Sequential normal compactness (SNC) is one of the fundamental properties in modern variational analysis. Its presence is necessary for the derivation of the extremal principle in Banach spaces and, therefore, calculus rules for the computation of generalized normals to set intersections or preimages of sets under transformations. While the SNC-property is inherent in finite-dimensional Banach spaces, its validity has to be checked carefully in the infinite-dimensional setting.

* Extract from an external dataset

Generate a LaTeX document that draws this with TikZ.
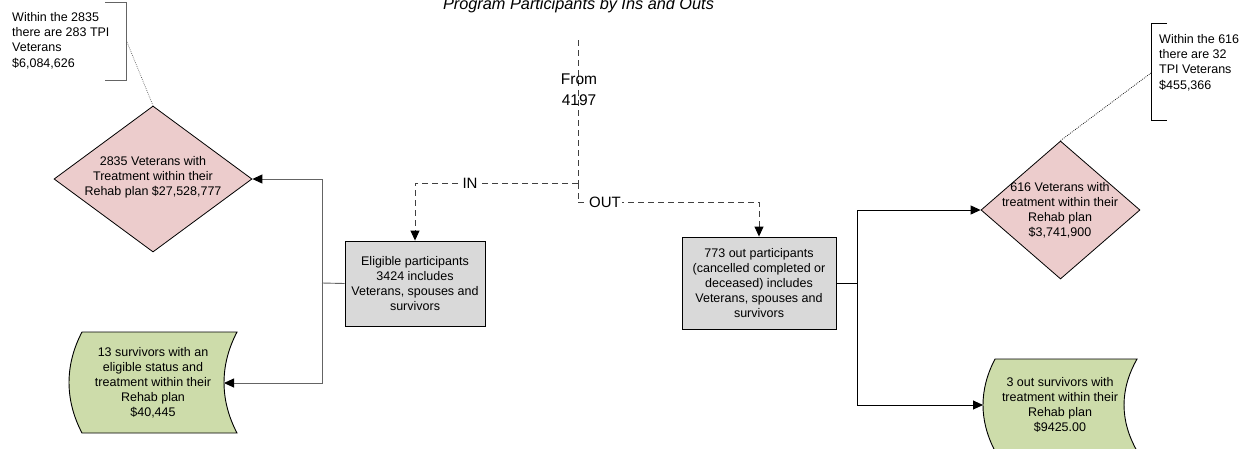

In this talk, we first summarize some theoretical results on the SNC-property. Afterwards, we discuss whether or not sets of the type
\{y\in \mathcal F(\Omega;\mathbb R^q)\,|\,y(\omega)\in C(\omega)\text{ f.a.a. }\omega\in\Omega\},

which frequently appear in the context of control- or state-constrained optimal control, possess the SNC-property. Here, $\mathcal F(\Omega;\mathbb R^q)$ represents a Banach space of vector-valued functions defined on a domain $\Omega\subset\mathbb R^d$ equipped with Lebesgue's measure, e.g.\ $L^p(\Omega;\mathbb R^q)$ or $W^{1,p}(\Omega;\mathbb R^q)$ for $p\in(1,\infty)$, and $C\colon\Omega\rightrightarrows\mathbb R^q$ is a measurable set-valued mapping. Finally, we comment on the consequences of our results for the optimization community. Exemplarily, we focus on complementarity-constrained optimization problems in function spaces.